A lot of pundits have been saying that Kerry must present a clear plan for how he would “win” in Iraq or at least provide for an “exit” strategy. If he can’t do that then he is through, say the pundits.
Well, Kerry is throughly screwed because he can’t offer a plan to “win” in Iraq.
On the other hand neither can Bush.
Nobody can provide a clear plan for “winning” in Iraq because the conflict in Iraq cannot be “won.”
We are not going to either “win” or “lose” in Iraq because concepts of winning and losing do not apply to this type of conflict.

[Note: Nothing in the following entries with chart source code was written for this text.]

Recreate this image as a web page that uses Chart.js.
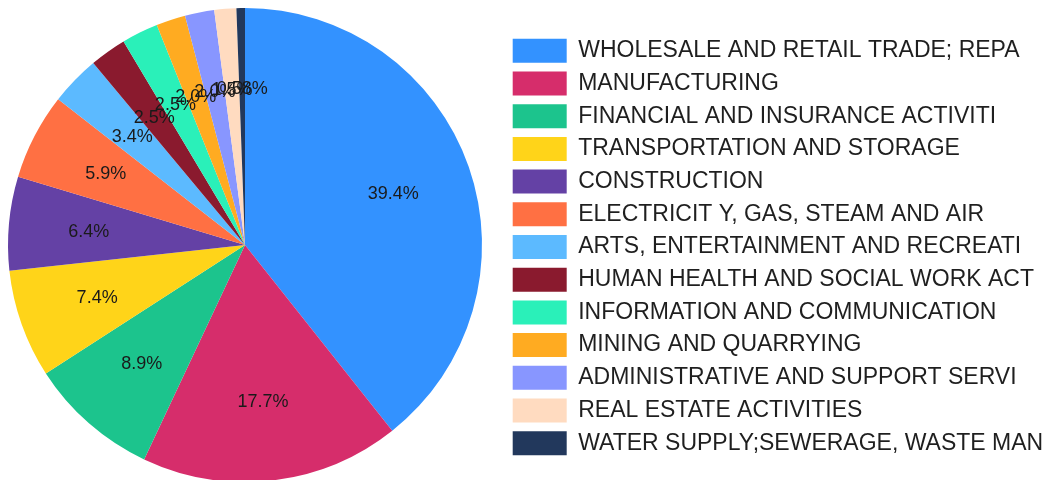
<!DOCTYPE html>
<html>
<head>
<meta charset="utf-8">
<script src="https://cdn.jsdelivr.net/npm/chart.js@4.4.1/dist/chart.umd.min.js"></script>
<style>
  html, body { margin: 0; padding: 0; background: #ffffff; overflow: hidden; }
  #wrap { width: 1054px; height: 480px; position: relative; }
</style>
</head>
<body>
<div id="wrap"><canvas id="pie"></canvas></div>
<script>
// Sectors (names as shortened for the legend)
const sectors = [
  "WHOLESALE AND RETAIL TRADE; REPA",
  "MANUFACTURING",
  "FINANCIAL AND INSURANCE ACTIVITI",
  "TRANSPORTATION AND STORAGE",
  "CONSTRUCTION",
  "ELECTRICIT Y, GAS, STEAM AND AIR",
  "ARTS, ENTERTAINMENT AND RECREATI",
  "HUMAN HEALTH AND SOCIAL WORK ACT",
  "INFORMATION AND COMMUNICATION",
  "MINING AND QUARRYING",
  "ADMINISTRATIVE AND SUPPORT SERVI",
  "REAL ESTATE ACTIVITIES",
  "WATER SUPPLY;SEWERAGE, WASTE MAN"
];

// Share of each sector, in percent
const shares = [39.4, 17.7, 8.9, 7.4, 6.4, 5.9, 3.4, 2.5, 2.5, 2.0, 2.0, 1.5, 0.58];

const sectorColors = [
  "#3392FF", "#D62D6B", "#1CC48D", "#FFD419", "#6441A5", "#FF7043", "#5CBAFF",
  "#8A1A2E", "#2AF0B9", "#FFAB21", "#8896FF", "#FFDBC0", "#22385C"
];

function shareText(v) {
  return (v < 1 ? v.toFixed(2) : v.toFixed(1)) + "%";
}

// Percentage labels placed inside each slice
const sliceLabels = {
  id: "sliceLabels",
  afterDatasetsDraw(chart) {
    const ctx = chart.ctx;
    const meta = chart.getDatasetMeta(0);
    const values = chart.data.datasets[0].data;
    ctx.save();
    ctx.font = "18px 'Liberation Sans', Arial, sans-serif";
    ctx.fillStyle = "#1a1a1a";
    ctx.textAlign = "center";
    ctx.textBaseline = "middle";
    meta.data.forEach((arc, i) => {
      const p = arc.getProps(["x", "y", "startAngle", "endAngle", "outerRadius"], true);
      const mid = (p.startAngle + p.endAngle) / 2;
      const r = p.outerRadius * 0.662;
      ctx.fillText(shareText(values[i]), p.x + Math.cos(mid) * r, p.y + Math.sin(mid) * r + 1);
    });
    ctx.restore();
  }
};

// Legend column on the right: reserve a fixed width, then nudge the entries right
const LEGEND_RESERVED = 564;
const LEGEND_SHIFT = 14;
const legendColumn = {
  id: "legendColumn",
  beforeInit(chart) {
    const legend = chart.legend;
    const fit = legend.fit;
    legend.fit = function () {
      fit.call(this);
      this.width = LEGEND_RESERVED;
    };
  },
  afterLayout(chart) {
    chart.legend.left += LEGEND_SHIFT;
    chart.legend.right += LEGEND_SHIFT;
  }
};

new Chart(document.getElementById("pie"), {
  type: "pie",
  data: {
    labels: sectors,
    datasets: [{
      data: shares,
      backgroundColor: sectorColors,
      borderWidth: 0,
      clip: false
    }]
  },
  options: {
    responsive: true,
    maintainAspectRatio: false,
    animation: false,
    radius: 237,
    layout: { padding: { left: 0, right: 0, top: 10, bottom: -4 } },
    plugins: {
      tooltip: { enabled: false },
      legend: {
        position: "right",
        align: "center",
        labels: {
          boxWidth: 54,
          boxHeight: 24,
          padding: 8.7,
          color: "#1f1f1f",
          font: { family: "'Liberation Sans', Arial, sans-serif", size: 23 }
        }
      }
    }
  },
  plugins: [sliceLabels, legendColumn]
});
</script>
</body>
</html>
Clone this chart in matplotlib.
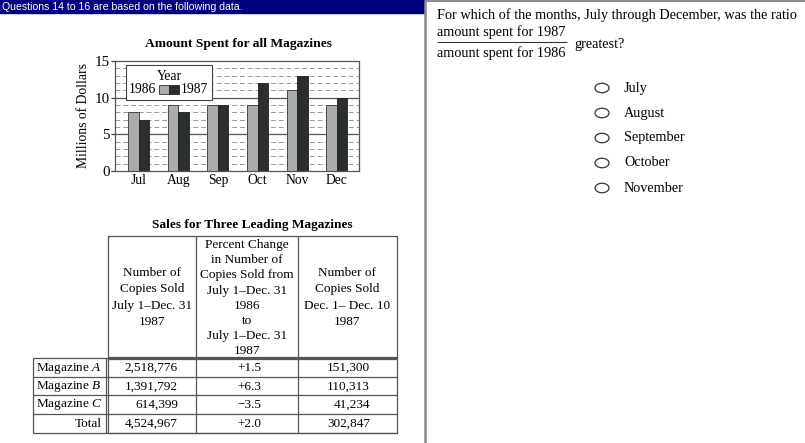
import numpy as np
import matplotlib
matplotlib.use("Agg")
import matplotlib.pyplot as plt
from matplotlib.patches import Rectangle, Ellipse

plt.rcParams['font.family'] = 'Liberation Serif'
plt.rcParams['mathtext.fontset'] = 'custom'
plt.rcParams['mathtext.rm'] = 'Liberation Serif'
plt.rcParams['mathtext.it'] = 'Liberation Serif:italic'

# data
months = ['Jul', 'Aug', 'Sep', 'Oct', 'Nov', 'Dec']
spent_1986 = [8, 9, 9, 9, 11, 9]
spent_1987 = [7, 8, 9, 12, 13, 10]

mag_names = ['Magazine $A$', 'Magazine $B$', 'Magazine $C$', 'Total']
copies_jul_dec = ['2,518,776', '1,391,792', '614,399', '4,524,967']
pct_change = ['+1.5', '+6.3', '\u22123.5', '+2.0']
copies_dec = ['151,300', '110,313', '41,234', '302,847']

choices = ['July', 'August', 'September', 'October', 'November']

W, H = 805, 443
fig = plt.figure(figsize=(W / 100, H / 100), dpi=100)

#%% bar chart
def px_axes(x0, y0, x1, y1):
    return [x0 / W, 1 - y1 / H, (x1 - x0) / W, (y1 - y0) / H]

ax = fig.add_axes(px_axes(115, 61, 359, 171))
x = np.arange(len(months))
bw = 0.265
for y in range(1, 15):
    if y % 5 == 0:
        ax.axhline(y, color='#555555', lw=0.9, zorder=1)
    else:
        ax.axhline(y, color='#999999', lw=0.7, ls=(0, (5, 3)), zorder=1)
ax.bar(x - bw / 2, spent_1986, bw, color='#a9aca9', edgecolor='#333333', lw=0.6, zorder=2)
ax.bar(x + bw / 2, spent_1987, bw, color='#2a2f2c', edgecolor='#222222', lw=0.6, zorder=2)
ax.set_xlim(-0.6, 5.56)
ax.set_ylim(0, 15)
ax.set_yticks([0, 5, 10, 15])
ax.set_xticks(x)
ax.set_xticklabels(months)
ax.tick_params(axis='x', length=0, pad=2, labelsize=9.8)
ax.tick_params(axis='y', length=3, pad=1, labelsize=10.8, color='#333333')
for s in ax.spines.values():
    s.set_color('#555555')
    s.set_linewidth(0.9)
ax.set_ylabel('Millions of Dollars', fontsize=9.8, labelpad=3)

#%% overlay in pixel coords
ov = fig.add_axes([0, 0, 1, 1])
ov.set_xlim(0, W)
ov.set_ylim(H, 0)
ov.axis('off')
ov.patch.set_alpha(0)

def ln(xs, ys, c='#555555', lw=0.9):
    ov.plot(xs, ys, color=c, lw=lw, solid_capstyle='butt')

# header bar
ov.add_patch(Rectangle((0, 0), 424, 13, color='#00007f'))
ov.text(2, 6.5, 'Questions 14 to 16 are based on the following data.', color='white',
        fontsize=7.6, family='Liberation Sans', va='center', ha='left')
ln([425, 425], [0, H], c='#8a8a8a', lw=1.8)
ln([425, W], [0.5, 0.5], c='#8a8a8a', lw=1.5)

# chart title + legend
ov.text(238, 44, 'Amount Spent for all Magazines', fontsize=9.7, weight='bold',
        ha='center', va='center')
ov.add_patch(Rectangle((126, 65), 86, 35, fc='white', ec='#444444', lw=0.8, zorder=3))
ov.text(169, 76, 'Year', fontsize=9.8, ha='center', va='center', zorder=4)
ov.text(143, 89, '1986', fontsize=9.8, ha='center', va='center', zorder=4)
ov.add_patch(Rectangle((159, 85), 10, 9, fc='#a9aca9', ec='#333333', lw=0.6, zorder=4))
ov.add_patch(Rectangle((169, 85), 10, 9, fc='#2a2f2c', ec='#222222', lw=0.6, zorder=4))
ov.text(194, 89, '1987', fontsize=9.8, ha='center', va='center', zorder=4)

#%% table
fs = 9.5
ov.text(252, 225, 'Sales for Three Leading Magazines', fontsize=9.6, weight='bold',
        ha='center', va='center')
tx0, c1, c2, tx1 = 108, 196, 298, 397
ty0, hy, ty1 = 236, 358, 433
rows_y = [358, 377, 395, 414, 433]
ln([tx0, tx1, tx1, tx0, tx0], [ty0, ty0, ty1, ty1, ty0])
ln([c1, c1], [ty0, ty1])
ln([c2, c2], [ty0, ty1])
ln([tx0, tx1], [hy - 1.2, hy - 1.2])
ln([tx0, tx1], [hy + 1.2, hy + 1.2])
ln([33, 33], [hy, ty1])
ln([tx0 - 2.4, tx0 - 2.4], [hy, ty1])
for ry in rows_y:
    ln([33, tx1], [ry, ry])

head1 = ['Number of', 'Copies Sold', 'July 1\u2013Dec. 31', '1987']
head2 = ['Percent Change', 'in Number of', 'Copies Sold from', 'July 1\u2013Dec. 31',
         '1986', 'to', 'July 1\u2013Dec. 31', '1987']
head3 = ['Number of', 'Copies Sold', 'Dec. 1\u2013 Dec. 10', '1987']
for i, t in enumerate(head1):
    ov.text(152, 273 + i * 16.3, t, fontsize=fs, ha='center', va='center')
for i, t in enumerate(head2):
    ov.text(247, 245 + i * 15.2, t, fontsize=fs, ha='center', va='center')
for i, t in enumerate(head3):
    ov.text(347, 273 + i * 16.3, t, fontsize=fs, ha='center', va='center')

for i in range(4):
    cy = (rows_y[i] + rows_y[i + 1]) / 2 + 0.5
    if i < 3:
        ov.text(36, cy, mag_names[i], fontsize=fs, ha='left', va='center')
    else:
        ov.text(102, cy, mag_names[i], fontsize=fs, ha='right', va='center')
    ov.text(178, cy, copies_jul_dec[i], fontsize=fs, ha='right', va='center')
    ov.text(261, cy, pct_change[i], fontsize=fs, ha='right', va='center')
    ov.text(370, cy, copies_dec[i], fontsize=fs, ha='right', va='center')

#%% question
qfs = 10.3
ov.text(437, 15, 'For which of the months, July through December, was the ratio',
        fontsize=qfs, ha='left', va='center')
ov.text(437, 32, 'amount spent for 1987', fontsize=qfs, ha='left', va='center')
ln([437, 567], [42, 42], c='#333333', lw=0.8)
ov.text(437, 53, 'amount spent for 1986', fontsize=qfs, ha='left', va='center')
ov.text(574, 44, 'greatest?', fontsize=qfs, ha='left', va='center')
for i, c in enumerate(choices):
    cy = 88 + i * 25
    ov.add_patch(Ellipse((602, cy), 14, 9.5, fc='none', ec='#333333', lw=0.9))
    ov.text(624, cy, c, fontsize=qfs, ha='left', va='center')

fig.savefig('out.png', dpi=100)
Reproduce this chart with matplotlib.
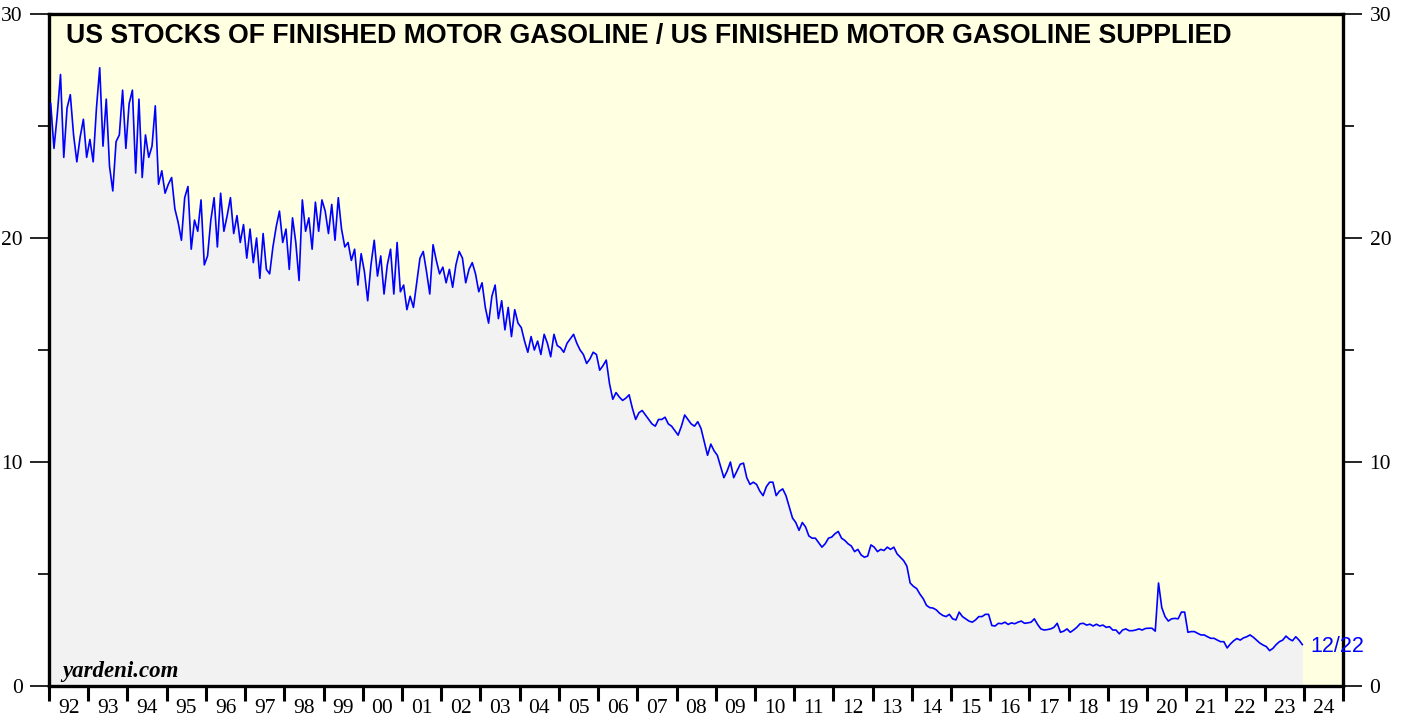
import numpy as np
import matplotlib
matplotlib.use("Agg")
import matplotlib.pyplot as plt
from matplotlib.ticker import FixedLocator, NullFormatter

# ratio of gasoline stocks to gasoline supplied (days), monthly readings
vals_92_99 = [
    26.0, 24.0, 25.5, 27.3, 23.6, 25.8, 26.4, 24.6, 23.4, 24.5, 25.3, 23.6,
    24.4, 23.4, 25.8, 27.6, 24.1, 26.2, 23.2, 22.1, 24.3, 24.6, 26.6, 24.0,
    26.0, 26.6, 22.9, 26.2, 22.7, 24.6, 23.6, 24.1, 25.9, 22.4, 23.0, 22.0,
    22.4, 22.7, 21.3, 20.7, 19.9, 21.8, 22.3, 19.5, 20.8, 20.3, 21.7, 18.8,
    19.2, 20.8, 21.8, 19.6, 22.0, 20.3, 21.0, 21.8, 20.2, 21.0, 19.8, 20.6,
    19.1, 20.4, 18.9, 20.0, 18.2, 20.2, 18.6, 18.4, 19.6, 20.5, 21.2, 19.8,
    20.4, 18.6, 20.9, 19.8, 18.1, 21.7, 20.3, 20.9, 19.5, 21.6, 20.3, 21.7,
    21.2, 20.2, 21.5, 19.9, 21.8, 20.4, 19.6, 19.8, 19.0, 19.5, 17.9, 19.3,
]
vals_00_07 = [
    18.5, 17.2, 18.8, 19.9, 18.3, 19.2, 17.5, 18.8, 19.5, 17.5, 19.8, 17.6,
    17.9, 16.8, 17.4, 16.9, 18.0, 19.1, 19.4, 18.5, 17.5, 19.7, 19.0, 18.4,
    18.7, 18.0, 18.6, 17.8, 18.8, 19.4, 19.1, 18.0, 18.6, 18.9, 18.4, 17.6,
    18.0, 16.9, 16.2, 17.4, 17.9, 16.4, 17.2, 15.9, 16.9, 15.6, 16.8, 16.2,
    16.0, 15.4, 14.9, 15.6, 15.0, 15.4, 14.8, 15.7, 15.3, 14.7, 15.7, 15.2,
    15.1, 14.9, 15.3, 15.5, 15.7, 15.3, 15.0, 14.8, 14.4, 14.6, 14.9, 14.8,
    14.1, 14.3, 14.55, 13.5, 12.8, 13.1, 12.9, 12.75, 12.85, 13.0, 12.4, 11.9,
    12.2, 12.3, 12.1, 11.9, 11.7, 11.6, 11.9, 11.9, 12.0, 11.7, 11.6, 11.4,
]
vals_08_15 = [
    11.2, 11.6, 12.1, 11.9, 11.7, 11.6, 11.8, 11.5, 10.9, 10.3, 10.8, 10.5,
    10.3, 9.8, 9.3, 9.6, 10.0, 9.3, 9.6, 9.9, 9.95, 9.3, 9.0, 9.1,
    9.0, 8.7, 8.5, 8.9, 9.1, 9.1, 8.5, 8.7, 8.8, 8.5, 8.0, 7.5,
    7.3, 6.95, 7.3, 7.1, 6.7, 6.6, 6.6, 6.4, 6.2, 6.35, 6.6, 6.65,
    6.8, 6.9, 6.6, 6.5, 6.35, 6.25, 6.0, 6.1, 5.85, 5.75, 5.8, 6.3,
    6.2, 6.0, 6.1, 6.05, 6.2, 6.1, 6.2, 5.9, 5.75, 5.6, 5.35, 4.6,
    4.45, 4.35, 4.1, 3.9, 3.6, 3.5, 3.48, 3.4, 3.25, 3.15, 3.1, 3.2,
    3.0, 2.95, 3.3, 3.1, 3.0, 2.9, 2.85, 2.95, 3.1, 3.1, 3.2, 3.2,
]
vals_16_23 = [
    2.7, 2.68, 2.8, 2.78, 2.85, 2.75, 2.82, 2.78, 2.85, 2.9, 2.8, 2.82,
    2.85, 3.0, 2.75, 2.55, 2.5, 2.52, 2.55, 2.62, 2.8, 2.4, 2.45, 2.55,
    2.4, 2.5, 2.62, 2.78, 2.8, 2.72, 2.76, 2.68, 2.76, 2.68, 2.72, 2.62,
    2.65, 2.5, 2.5, 2.33, 2.5, 2.55, 2.47, 2.47, 2.5, 2.55, 2.5, 2.57,
    2.58, 2.58, 2.45, 4.6, 3.5, 3.1, 2.9, 3.0, 3.02, 3.0, 3.3, 3.3,
    2.4, 2.43, 2.43, 2.35, 2.28, 2.28, 2.2, 2.13, 2.13, 2.05, 1.98, 1.98,
    1.7, 1.88, 2.02, 2.12, 2.05, 2.15, 2.2, 2.28, 2.18, 2.05, 1.92, 1.83,
    1.76, 1.58, 1.68, 1.85, 1.98, 2.05, 2.23, 2.1, 2.02, 2.2, 2.05, 1.85,
]
first_year = 1992
last_label = "12/22"
year_labels = ["%02d" % (y % 100) for y in range(1992, 2025)]

values = np.array(vals_92_99 + vals_00_07 + vals_08_15 + vals_16_23)
x = first_year + (np.arange(len(values)) + 0.5) / 12.0

fig = plt.figure(figsize=(14.06, 7.17), dpi=100)
ax = fig.add_axes([0.0349, 0.0432, 0.9204, 0.9373])
ax.set_facecolor("#FFFFE2")

ax.fill_between(x, 0, values, color="#F2F2F2", lw=0, zorder=1)
ax.plot(x, values, color="#0000FF", lw=1.2, zorder=3)

ax.set_xlim(1992, 2025)
ax.set_ylim(0, 30)

for s in ax.spines.values():
    s.set_linewidth(2.4)
    s.set_color("black")

# x axis: ticks at year boundaries, labels in between
ax.xaxis.set_major_locator(FixedLocator(np.arange(1992, 2026)))
ax.xaxis.set_major_formatter(NullFormatter())
ax.xaxis.set_minor_locator(FixedLocator(np.arange(1992, 2025) + 0.5))
ax.set_xticklabels(year_labels, minor=True)
ax.tick_params(axis="x", which="major", direction="out", length=11, width=2.2)
ax.tick_params(axis="x", which="minor", length=0, pad=9,
               labelsize=15.5, labelfontfamily="Liberation Serif")

# y axis on both sides
ax.set_yticks([0, 10, 20, 30])
ax.set_yticks([5, 15, 25], minor=True)
ax.tick_params(axis="y", which="both", left=True, right=True,
               labelleft=True, labelright=True, direction="out")
ax.tick_params(axis="y", which="major", length=14, width=1.2, pad=5,
               labelsize=15.5, labelfontfamily="Liberation Serif")
ax.tick_params(axis="y", which="minor", length=8, width=1.2)

ax.text(0.0131, 0.957, "US STOCKS OF FINISHED MOTOR GASOLINE / US FINISHED MOTOR GASOLINE SUPPLIED",
        transform=ax.transAxes, ha="left", va="baseline", fontsize=19.2,
        fontweight="bold", family="Liberation Sans", color="black", zorder=5)
ax.text(0.010, 0.013, "yardeni.com", transform=ax.transAxes, ha="left",
        va="baseline", fontsize=16.5, fontweight="bold", fontstyle="italic",
        family="Liberation Serif", zorder=5)
ax.text(x[-1] + 0.2, values[-1] - 0.1, last_label, ha="left", va="center",
        fontsize=15.5, family="Liberation Sans", color="#0000FF", zorder=5,
        clip_on=False)

fig.savefig("out.png", dpi=100)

Culturally the idea of winning and losing implies that a discrete event will occur that one can point to and say whether one has won or lost. We get this idea from ritualized competitions such as sports, trials, elections and some kinds of warfare. In each case, there exists a time or state whereby one competitor can be said to have won or lost. WWII was a ritualized war in many respects in that it was fought between coherent nation-states that shared rituals for ending the conflict. We had a V-E day and a V-J day. The Cold War by contrast did not end so much as just putter out. We can say we won the Cold War but we can’t definitively point to a certain day when that victory occurred. More to the point, at the time the Cold War was winding down nobody could look at any particular day or event and say, “that’s it, we won.”
This isn’t just about semantics, however. The concept of winning and losing has real political effects. In both Korea and Vietnam, politically significant numbers of people asked, “how are we going to win?” and “we’re never going to win.” What they were really saying was that they could not imagine any discrete event that would signal that either conflict had definitively ended. They were correct in thinking so. Both conflicts were mere battles in the greater Cold War. Even if America had never abandoned Indochina it is probable that the fighting there would have gone on at some level at least until the fall of the Soviet Union. The basic conflict in Korea is still ongoing even after the end of communism everywhere else.
We “lost” in Vietnam in part because Americans could not adapt to the concept of a fuzzy war, one that had no clear beginning and no clear criteria for ending. We face the same challenge in Iraq. People ask the seemingly reasonable question, “How and when do we win?” but the question is functionally meaningless.
The Cold War and the War on Terror are more like running a business than playing a game. Businesses, and more accurately business people, don’t win or lose in the final analysis. If Business A has a 60% market share while its competitor, Business B, has a 40% percent share has Business A “won”? Usually, we would say no because there is no discrete end to their competition. Both businesses could be raking in money hand over fist. The people involved could be getting so wealthy that they could not care less what the other guy was doing. Most business competition is like that. A business may have hundreds of competitors in many different areas and seldom does one business gain the type of dominance that would qualify it as winner in the sense of sports or warfare. It’s all open ended. You make money, you lose money but it’s never really over except one day you look back and think, “hey I did a pretty good job.”
Neither Kerry nor Bush will be able to provide a road map to victory because the destination is ambiguous. If we succeed, we will not realize it at the time. It will be as in the Cold War, we will look around one day and suddenly realize that Iraq is largely peaceful and stable. We will realize that our goals were accomplished and everybody except leftist academicians will say, “we won, I don’t know exactly how or exactly when, but we won.”